● What you have to do
Without the pictures, please reproduce only the lines from the one with "Clone this chart in D3.js." through the one with "var cx = 267, cy = 357, r = 256;", both included.

● Rows from a dataset of charts and code
------------------------

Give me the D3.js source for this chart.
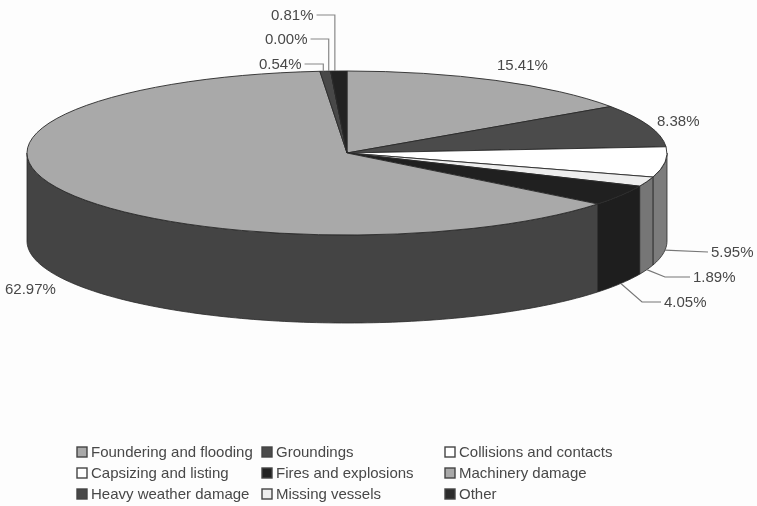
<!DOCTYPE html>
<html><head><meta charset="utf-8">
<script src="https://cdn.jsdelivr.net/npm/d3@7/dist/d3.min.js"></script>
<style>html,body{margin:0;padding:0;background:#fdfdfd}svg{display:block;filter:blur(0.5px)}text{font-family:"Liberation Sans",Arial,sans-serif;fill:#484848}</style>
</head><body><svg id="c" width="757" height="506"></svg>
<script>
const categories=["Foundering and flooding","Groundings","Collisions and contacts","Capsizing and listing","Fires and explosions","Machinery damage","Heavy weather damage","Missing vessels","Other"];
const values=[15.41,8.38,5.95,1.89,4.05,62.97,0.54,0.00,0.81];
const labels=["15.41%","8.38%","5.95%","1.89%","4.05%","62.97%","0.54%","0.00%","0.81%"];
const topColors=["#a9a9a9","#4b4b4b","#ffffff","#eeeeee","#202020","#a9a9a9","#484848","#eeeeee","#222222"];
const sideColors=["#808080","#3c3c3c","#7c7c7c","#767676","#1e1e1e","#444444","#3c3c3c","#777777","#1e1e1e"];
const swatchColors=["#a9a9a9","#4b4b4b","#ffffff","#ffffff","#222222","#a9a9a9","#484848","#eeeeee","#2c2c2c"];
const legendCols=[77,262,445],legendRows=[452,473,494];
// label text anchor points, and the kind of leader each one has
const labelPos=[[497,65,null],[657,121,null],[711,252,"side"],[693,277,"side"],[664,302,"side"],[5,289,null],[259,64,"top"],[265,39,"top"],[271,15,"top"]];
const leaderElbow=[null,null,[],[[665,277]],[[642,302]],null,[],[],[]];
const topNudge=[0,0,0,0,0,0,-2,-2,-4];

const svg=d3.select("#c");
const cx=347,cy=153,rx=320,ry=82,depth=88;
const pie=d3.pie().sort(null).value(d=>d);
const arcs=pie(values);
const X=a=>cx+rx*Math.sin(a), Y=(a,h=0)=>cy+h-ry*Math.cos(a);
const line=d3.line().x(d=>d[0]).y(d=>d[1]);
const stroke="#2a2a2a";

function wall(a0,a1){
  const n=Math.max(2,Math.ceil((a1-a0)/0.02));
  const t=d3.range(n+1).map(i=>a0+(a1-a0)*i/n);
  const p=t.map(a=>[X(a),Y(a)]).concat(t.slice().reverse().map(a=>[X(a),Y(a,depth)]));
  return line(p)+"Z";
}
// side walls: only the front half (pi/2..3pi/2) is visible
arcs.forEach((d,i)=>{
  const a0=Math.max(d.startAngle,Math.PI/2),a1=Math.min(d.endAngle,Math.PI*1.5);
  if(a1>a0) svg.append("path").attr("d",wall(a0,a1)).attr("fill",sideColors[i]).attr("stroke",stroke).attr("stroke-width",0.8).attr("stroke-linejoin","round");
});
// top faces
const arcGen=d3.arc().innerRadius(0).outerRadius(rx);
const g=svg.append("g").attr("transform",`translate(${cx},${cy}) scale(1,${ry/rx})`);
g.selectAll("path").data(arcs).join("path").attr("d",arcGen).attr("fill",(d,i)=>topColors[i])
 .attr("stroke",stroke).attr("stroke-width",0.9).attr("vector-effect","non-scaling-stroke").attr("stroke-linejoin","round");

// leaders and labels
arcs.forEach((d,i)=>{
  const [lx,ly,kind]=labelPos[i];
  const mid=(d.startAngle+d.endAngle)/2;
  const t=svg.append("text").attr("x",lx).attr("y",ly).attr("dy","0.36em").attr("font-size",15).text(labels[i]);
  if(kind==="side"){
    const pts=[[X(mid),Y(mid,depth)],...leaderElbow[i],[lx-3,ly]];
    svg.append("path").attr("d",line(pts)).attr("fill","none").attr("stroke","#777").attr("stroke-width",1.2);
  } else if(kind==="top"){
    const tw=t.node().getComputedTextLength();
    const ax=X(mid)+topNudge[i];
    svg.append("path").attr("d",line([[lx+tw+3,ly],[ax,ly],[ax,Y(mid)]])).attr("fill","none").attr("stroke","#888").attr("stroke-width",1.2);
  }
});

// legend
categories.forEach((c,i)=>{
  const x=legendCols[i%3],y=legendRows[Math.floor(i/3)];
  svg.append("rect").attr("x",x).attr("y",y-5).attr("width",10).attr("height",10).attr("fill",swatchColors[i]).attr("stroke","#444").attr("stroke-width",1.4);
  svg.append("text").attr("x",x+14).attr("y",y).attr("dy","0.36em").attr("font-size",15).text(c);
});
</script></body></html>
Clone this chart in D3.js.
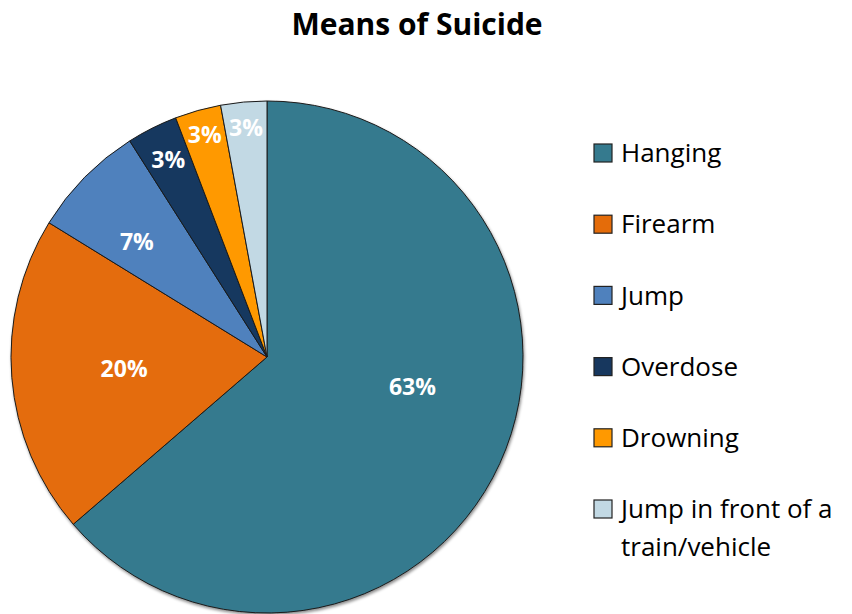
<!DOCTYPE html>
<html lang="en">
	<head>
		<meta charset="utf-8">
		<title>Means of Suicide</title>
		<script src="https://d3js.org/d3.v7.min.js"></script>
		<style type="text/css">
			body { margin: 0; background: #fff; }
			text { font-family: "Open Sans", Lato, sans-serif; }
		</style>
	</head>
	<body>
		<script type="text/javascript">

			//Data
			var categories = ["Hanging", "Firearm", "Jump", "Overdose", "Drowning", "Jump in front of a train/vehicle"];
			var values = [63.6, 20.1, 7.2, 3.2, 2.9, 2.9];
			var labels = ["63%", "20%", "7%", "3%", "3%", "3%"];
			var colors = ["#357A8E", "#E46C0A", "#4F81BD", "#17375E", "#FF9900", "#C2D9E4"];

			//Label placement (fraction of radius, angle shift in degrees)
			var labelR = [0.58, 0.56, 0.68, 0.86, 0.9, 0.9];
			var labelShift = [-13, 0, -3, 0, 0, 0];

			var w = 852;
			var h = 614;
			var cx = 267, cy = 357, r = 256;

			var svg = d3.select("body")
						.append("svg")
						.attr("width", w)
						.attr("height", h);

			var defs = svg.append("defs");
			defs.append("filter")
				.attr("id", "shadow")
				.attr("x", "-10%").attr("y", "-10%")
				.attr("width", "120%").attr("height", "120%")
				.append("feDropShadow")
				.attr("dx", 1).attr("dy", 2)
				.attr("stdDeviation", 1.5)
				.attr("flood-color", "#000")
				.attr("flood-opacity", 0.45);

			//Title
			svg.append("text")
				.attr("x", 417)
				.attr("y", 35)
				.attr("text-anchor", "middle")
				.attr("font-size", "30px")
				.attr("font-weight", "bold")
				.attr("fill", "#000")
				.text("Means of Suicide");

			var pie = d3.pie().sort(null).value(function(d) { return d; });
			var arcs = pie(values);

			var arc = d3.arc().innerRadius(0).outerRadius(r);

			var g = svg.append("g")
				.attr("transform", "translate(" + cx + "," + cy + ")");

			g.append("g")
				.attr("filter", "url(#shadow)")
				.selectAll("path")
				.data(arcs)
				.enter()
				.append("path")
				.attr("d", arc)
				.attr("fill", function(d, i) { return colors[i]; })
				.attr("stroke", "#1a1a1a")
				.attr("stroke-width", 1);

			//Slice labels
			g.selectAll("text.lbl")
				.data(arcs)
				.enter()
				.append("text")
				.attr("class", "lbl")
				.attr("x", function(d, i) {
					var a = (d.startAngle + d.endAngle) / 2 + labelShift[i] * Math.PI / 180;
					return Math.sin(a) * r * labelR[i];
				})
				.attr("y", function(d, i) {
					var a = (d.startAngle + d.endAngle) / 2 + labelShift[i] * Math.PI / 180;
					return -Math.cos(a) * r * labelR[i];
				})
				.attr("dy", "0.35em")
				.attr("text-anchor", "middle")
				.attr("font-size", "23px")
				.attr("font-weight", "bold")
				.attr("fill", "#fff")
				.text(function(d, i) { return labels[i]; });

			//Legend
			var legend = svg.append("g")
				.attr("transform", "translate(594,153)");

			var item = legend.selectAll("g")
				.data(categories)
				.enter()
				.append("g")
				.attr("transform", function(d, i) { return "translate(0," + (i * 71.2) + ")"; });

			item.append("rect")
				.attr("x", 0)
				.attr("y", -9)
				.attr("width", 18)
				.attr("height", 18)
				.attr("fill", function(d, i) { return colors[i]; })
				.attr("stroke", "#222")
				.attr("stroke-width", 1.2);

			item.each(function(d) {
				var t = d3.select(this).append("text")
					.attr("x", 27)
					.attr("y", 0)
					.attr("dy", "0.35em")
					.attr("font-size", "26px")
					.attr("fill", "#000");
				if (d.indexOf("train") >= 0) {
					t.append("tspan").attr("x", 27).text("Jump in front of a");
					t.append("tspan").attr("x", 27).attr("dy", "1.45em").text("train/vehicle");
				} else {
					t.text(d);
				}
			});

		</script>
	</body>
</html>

------------------------

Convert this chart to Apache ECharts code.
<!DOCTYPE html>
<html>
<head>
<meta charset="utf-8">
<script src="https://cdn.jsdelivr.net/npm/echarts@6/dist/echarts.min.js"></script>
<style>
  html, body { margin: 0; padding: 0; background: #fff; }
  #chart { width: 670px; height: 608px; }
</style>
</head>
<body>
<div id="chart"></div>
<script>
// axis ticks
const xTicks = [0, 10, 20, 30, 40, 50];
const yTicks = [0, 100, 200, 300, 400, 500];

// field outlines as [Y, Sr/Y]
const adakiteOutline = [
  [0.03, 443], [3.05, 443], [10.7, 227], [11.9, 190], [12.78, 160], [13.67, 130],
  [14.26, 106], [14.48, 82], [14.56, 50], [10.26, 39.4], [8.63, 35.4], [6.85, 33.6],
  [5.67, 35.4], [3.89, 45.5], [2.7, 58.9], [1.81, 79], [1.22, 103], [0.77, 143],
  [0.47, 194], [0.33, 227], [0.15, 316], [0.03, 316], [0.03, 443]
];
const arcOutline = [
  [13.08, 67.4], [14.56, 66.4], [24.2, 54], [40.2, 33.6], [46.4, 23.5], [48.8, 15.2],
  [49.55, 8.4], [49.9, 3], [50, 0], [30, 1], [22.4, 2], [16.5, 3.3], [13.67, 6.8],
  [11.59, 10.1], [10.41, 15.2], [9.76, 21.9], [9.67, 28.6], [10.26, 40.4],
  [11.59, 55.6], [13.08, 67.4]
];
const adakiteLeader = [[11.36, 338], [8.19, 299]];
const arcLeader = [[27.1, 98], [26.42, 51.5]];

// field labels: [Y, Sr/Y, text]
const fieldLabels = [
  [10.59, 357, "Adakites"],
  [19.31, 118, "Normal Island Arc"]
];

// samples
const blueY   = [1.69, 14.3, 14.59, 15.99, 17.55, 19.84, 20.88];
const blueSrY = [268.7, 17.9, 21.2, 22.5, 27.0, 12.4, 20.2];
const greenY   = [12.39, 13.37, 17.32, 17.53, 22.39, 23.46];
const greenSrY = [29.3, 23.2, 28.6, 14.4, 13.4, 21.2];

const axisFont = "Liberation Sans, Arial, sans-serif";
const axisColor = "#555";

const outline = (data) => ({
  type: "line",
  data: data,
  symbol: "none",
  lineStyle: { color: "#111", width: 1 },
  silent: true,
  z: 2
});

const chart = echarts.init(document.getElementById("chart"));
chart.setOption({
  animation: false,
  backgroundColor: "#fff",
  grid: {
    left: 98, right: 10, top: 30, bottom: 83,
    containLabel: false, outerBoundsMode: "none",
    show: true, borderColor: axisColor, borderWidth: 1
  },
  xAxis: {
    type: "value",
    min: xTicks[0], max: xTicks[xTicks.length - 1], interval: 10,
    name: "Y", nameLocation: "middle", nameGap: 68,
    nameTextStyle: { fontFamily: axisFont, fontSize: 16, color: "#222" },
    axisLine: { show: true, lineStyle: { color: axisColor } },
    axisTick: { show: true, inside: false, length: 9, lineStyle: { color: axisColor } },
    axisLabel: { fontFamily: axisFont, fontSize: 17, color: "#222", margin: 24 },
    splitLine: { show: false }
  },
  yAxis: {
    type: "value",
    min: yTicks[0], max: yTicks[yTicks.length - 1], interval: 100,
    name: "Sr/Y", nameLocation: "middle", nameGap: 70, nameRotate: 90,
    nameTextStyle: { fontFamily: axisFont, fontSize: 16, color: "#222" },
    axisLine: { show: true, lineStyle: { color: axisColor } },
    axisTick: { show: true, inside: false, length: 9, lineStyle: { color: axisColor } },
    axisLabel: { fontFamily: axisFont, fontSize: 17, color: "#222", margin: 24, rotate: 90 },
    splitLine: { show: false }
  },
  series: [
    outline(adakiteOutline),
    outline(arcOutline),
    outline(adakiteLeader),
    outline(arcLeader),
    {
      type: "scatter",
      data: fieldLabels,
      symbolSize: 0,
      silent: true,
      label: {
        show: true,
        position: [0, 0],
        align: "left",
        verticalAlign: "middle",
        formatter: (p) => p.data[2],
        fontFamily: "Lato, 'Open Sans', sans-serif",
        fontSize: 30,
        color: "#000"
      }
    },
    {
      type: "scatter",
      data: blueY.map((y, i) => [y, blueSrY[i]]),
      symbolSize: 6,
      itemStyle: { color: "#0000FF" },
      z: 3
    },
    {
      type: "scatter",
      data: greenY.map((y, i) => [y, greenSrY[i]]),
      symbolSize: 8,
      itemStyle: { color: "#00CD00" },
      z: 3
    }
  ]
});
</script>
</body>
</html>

------------------------

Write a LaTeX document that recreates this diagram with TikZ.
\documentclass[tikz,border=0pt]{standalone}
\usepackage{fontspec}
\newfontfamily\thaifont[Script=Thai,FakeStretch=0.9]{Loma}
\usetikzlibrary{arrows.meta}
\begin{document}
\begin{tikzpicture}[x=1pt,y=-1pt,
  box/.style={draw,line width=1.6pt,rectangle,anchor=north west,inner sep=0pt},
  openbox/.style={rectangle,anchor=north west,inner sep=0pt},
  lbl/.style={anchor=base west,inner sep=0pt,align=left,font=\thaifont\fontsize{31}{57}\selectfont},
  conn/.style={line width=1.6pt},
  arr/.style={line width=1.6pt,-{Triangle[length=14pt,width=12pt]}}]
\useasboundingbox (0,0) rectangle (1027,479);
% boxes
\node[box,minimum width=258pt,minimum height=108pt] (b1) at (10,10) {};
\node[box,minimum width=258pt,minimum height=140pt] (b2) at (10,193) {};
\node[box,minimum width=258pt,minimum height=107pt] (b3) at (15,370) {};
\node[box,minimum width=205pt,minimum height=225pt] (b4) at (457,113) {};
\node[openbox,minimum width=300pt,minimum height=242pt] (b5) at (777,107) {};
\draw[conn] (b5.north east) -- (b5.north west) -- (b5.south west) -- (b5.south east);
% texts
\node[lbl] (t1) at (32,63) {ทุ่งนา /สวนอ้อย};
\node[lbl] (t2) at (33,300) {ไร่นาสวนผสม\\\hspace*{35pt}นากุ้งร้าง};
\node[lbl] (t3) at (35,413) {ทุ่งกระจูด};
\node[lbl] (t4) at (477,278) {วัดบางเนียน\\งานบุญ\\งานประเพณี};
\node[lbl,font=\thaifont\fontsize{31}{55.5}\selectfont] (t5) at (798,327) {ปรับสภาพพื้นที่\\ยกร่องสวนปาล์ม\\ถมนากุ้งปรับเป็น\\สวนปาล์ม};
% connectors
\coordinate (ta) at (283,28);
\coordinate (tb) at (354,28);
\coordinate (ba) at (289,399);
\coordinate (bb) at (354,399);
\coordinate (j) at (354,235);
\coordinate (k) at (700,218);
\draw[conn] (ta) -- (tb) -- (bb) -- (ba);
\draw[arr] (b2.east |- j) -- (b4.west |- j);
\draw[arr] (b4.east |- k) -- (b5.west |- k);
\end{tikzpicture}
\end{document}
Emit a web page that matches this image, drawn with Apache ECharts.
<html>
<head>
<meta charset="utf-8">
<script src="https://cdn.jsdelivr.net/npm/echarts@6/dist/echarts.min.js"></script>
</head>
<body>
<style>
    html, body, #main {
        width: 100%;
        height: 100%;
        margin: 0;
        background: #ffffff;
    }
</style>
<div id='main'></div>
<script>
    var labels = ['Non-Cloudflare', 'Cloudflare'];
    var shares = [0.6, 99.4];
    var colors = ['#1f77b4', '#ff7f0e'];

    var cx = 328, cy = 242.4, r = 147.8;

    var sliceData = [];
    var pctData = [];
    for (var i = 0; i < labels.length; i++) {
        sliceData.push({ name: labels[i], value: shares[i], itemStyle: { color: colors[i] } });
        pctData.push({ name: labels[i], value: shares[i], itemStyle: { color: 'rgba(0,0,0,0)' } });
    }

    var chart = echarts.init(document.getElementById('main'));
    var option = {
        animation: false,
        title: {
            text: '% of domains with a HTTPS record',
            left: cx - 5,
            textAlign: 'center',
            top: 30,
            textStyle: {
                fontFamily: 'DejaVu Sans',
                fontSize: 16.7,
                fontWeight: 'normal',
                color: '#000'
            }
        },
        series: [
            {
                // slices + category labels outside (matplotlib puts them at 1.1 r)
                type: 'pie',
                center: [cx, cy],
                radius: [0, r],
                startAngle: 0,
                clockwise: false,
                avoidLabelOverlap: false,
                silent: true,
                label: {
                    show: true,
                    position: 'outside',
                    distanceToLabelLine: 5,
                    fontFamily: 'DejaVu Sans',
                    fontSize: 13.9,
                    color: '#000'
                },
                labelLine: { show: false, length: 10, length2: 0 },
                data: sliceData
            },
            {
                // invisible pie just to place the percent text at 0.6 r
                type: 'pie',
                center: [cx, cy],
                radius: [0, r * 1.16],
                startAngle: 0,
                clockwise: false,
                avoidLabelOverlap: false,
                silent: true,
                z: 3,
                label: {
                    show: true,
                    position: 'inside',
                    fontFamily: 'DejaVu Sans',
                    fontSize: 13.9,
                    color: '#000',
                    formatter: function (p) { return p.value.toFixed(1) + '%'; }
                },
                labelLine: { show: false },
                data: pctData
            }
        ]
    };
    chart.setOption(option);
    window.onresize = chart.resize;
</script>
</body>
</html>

------------------------

● Complete answer
Clone this chart in D3.js.
<!DOCTYPE html>
<html lang="en">
	<head>
		<meta charset="utf-8">
		<title>Means of Suicide</title>
		<script src="https://d3js.org/d3.v7.min.js"></script>
		<style type="text/css">
			body { margin: 0; background: #fff; }
			text { font-family: "Open Sans", Lato, sans-serif; }
		</style>
	</head>
	<body>
		<script type="text/javascript">

			//Data
			var categories = ["Hanging", "Firearm", "Jump", "Overdose", "Drowning", "Jump in front of a train/vehicle"];
			var values = [63.6, 20.1, 7.2, 3.2, 2.9, 2.9];
			var labels = ["63%", "20%", "7%", "3%", "3%", "3%"];
			var colors = ["#357A8E", "#E46C0A", "#4F81BD", "#17375E", "#FF9900", "#C2D9E4"];

			//Label placement (fraction of radius, angle shift in degrees)
			var labelR = [0.58, 0.56, 0.68, 0.86, 0.9, 0.9];
			var labelShift = [-13, 0, -3, 0, 0, 0];

			var w = 852;
			var h = 614;
			var cx = 267, cy = 357, r = 256;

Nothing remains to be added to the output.